When you apply to big, “brand-name” universities, everyone’s expectations of you go through the roof. Suddenly, everyone has an opinion about your future. Adults are pushing their alma maters or lamenting the schools where they wish they could have gone. Everyone is excited.
Unfortunately, they’re not so excited when you decide to go to a school that they’ve never heard of. Carlow is great...but it sure isn’t The University of Pittsburgh. Suddenly the questions are focused on the size and location of the school, whether boys actually attend there and why someone who could’ve gone somewhere bigger would choose it.
They go from telling me to shoot for the stars to telling me I settled for less. That’s where they are wrong. I didn’t settle, and they need to stop telling me I did.
I could have loved my time at Pitt, Duquesne or any of the other universities I got into, but it would have never been home. Carlow is home. I get that not everyone knows where it is. People confuse us with Chatham all the time. They assume they know anything about us, but, if they did, they wouldn’t have any questions about why I chose it.
I was always told that going to a bigger university would mean that I would get to meet more people.
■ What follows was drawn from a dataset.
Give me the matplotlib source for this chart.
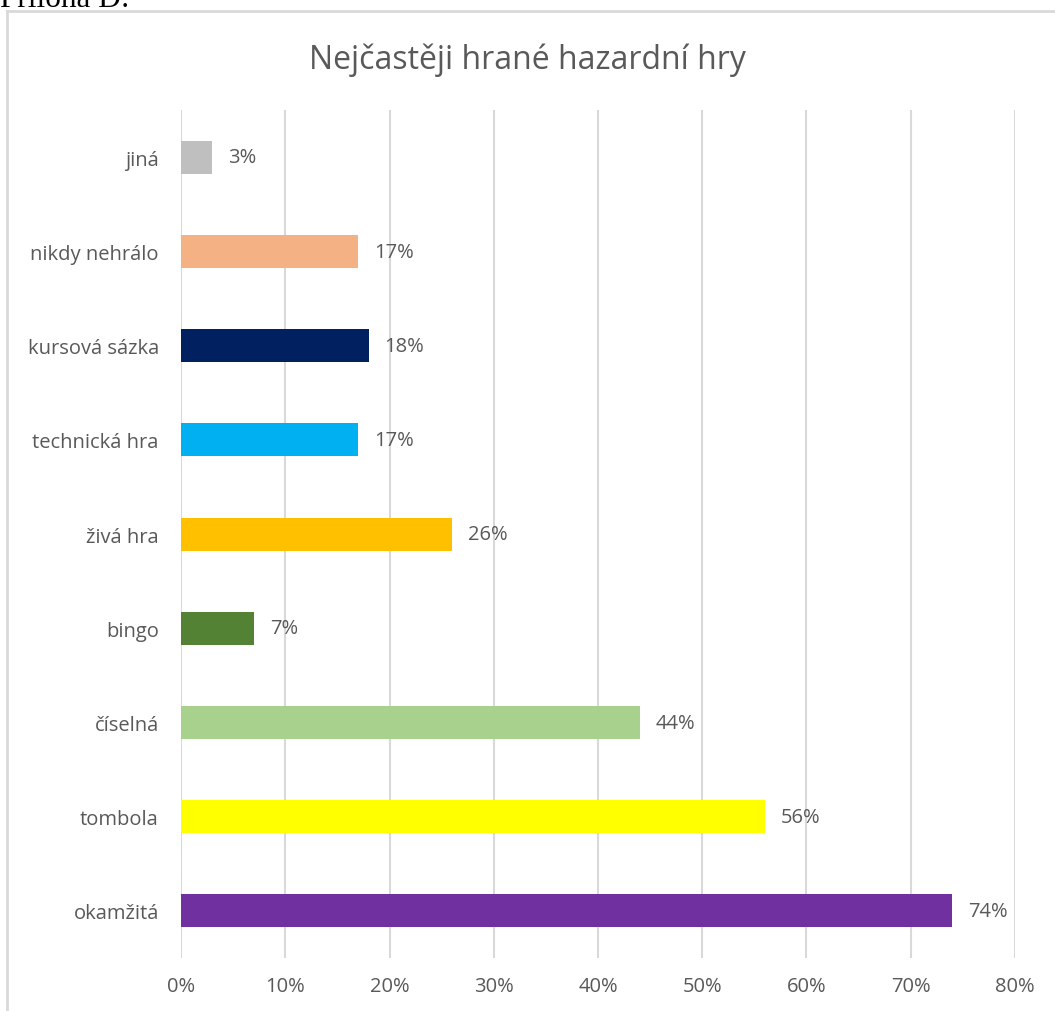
import matplotlib
matplotlib.use("Agg")
import matplotlib.pyplot as plt
from matplotlib.lines import Line2D
from matplotlib.ticker import FuncFormatter

categories = ["okamžitá", "tombola", "číselná", "bingo", "živá hra",
              "technická hra", "kursová sázka", "nikdy nehrálo", "jiná"]
values = [74, 56, 44, 7, 26, 17, 18, 17, 3]
colors = ["#7030A0", "#FFFF00", "#A9D18E", "#548235", "#FFC000",
          "#00B0F0", "#002060", "#F4B183", "#BFBFBF"]
x_ticks = [0, 10, 20, 30, 40, 50, 60, 70, 80]

plt.rcParams["font.family"] = ["Open Sans", "DejaVu Sans"]
text_color = "#595959"

fig = plt.figure(figsize=(10.55, 10.12), dpi=100)
ax = fig.add_axes([0.1716, 0.0524, 0.7904, 0.8376])

ypos = list(range(len(categories)))
ax.barh(ypos, values, height=0.35, color=colors, zorder=3)
for y, v in zip(ypos, values):
    ax.text(v + 1.5, y, f"{v}%", va="center", ha="left",
            fontsize=14.5, color=text_color)

ax.set_xlim(0, 80)
ax.set_ylim(-0.5, len(categories) - 0.5)
ax.set_xticks(x_ticks)
ax.xaxis.set_major_formatter(FuncFormatter(lambda v, _: f"{v:.0f}%"))
ax.set_yticks(ypos)
ax.set_yticklabels(categories)
ax.tick_params(axis="both", length=0, labelsize=14.5, colors=text_color)
ax.tick_params(axis="x", pad=13)
ax.tick_params(axis="y", pad=16)
ax.grid(axis="x", color="#D9D9D9", linewidth=1.5, zorder=0)
for s in ax.spines.values():
    s.set_visible(False)

fig.text(0.5, 0.940, "Nejčastěji hrané hazardní hry", ha="center",
         va="center", fontsize=23, color=text_color)

# chart frame (extends past the page crop)
frame = dict(color="#D9D9D9", linewidth=2, transform=fig.transFigure)
fig.add_artist(Line2D([7 / 1055, 7 / 1055], [0, 1 - 12 / 1012], **frame))
fig.add_artist(Line2D([7 / 1055, 1054 / 1055], [1 - 12 / 1012, 1 - 12 / 1012], **frame))

fig.text(0.0, 1 - 7 / 1012, "Příloha D:", ha="left", va="baseline",
         fontsize=22.5, family="Liberation Serif", color="black")

fig.savefig("out.png", dpi=100)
Well, sorry to tell you all, but that’s not always true. Sure, you’re sitting in a classroom with a couple hundred people, but how many of them do you actually talk to? The two people who sat next to you? Can you even recognize people from your class on your campus?
Carlow is small, and you don’t quite realize how small it is until you actually come here. The biggest class I’ve been in had about 25 people in it. That’s it. This automatically means that you know every single person and where their unassigned seat is. Your professors call you by your name. When I see people from my classes out in Oakland or on campus, I know who they are. Our conversations can last beyond talking about how hard our recent test was.
“Oh, but bigger universities have so many more activities that you can join!” Okay, that’s great! But Carlow has most of them, too, and I don’t have to fight for opportunities to succeed with 50 other people. And when Carlow doesn’t have an activity that its students want to join, they have this amazing chance to start it from the ground up with a faculty member and watch it do well. Our faculty want to see us do fantastic things and live meaningful lives.
There are dozens of reasons that I should have gone to a school like Pitt. I’ve heard them all. And while Pitt is a great school and I wish its students nothing but the best, it doesn’t have anything that Carlow couldn’t give me.
Somewhere along the way, people invented this idea that going to a smaller, lesser-known school meant that you either A, settled for it or B, didn’t get into the school you actually wanted to go to. It’s like people are confounded by the fact that I actually wanted to go to Carlow.
I’m here to tell you that I definitely didn’t settle for Carlow. I love everything about it. I’ve made amazing friends, involved myself in a ton of extracurriculars and I’ve built relationships with my teachers. Carlow taught me that nothing is settling if it’s what you actually want.
I didn’t settle for Carlow, so please stop telling me that I did.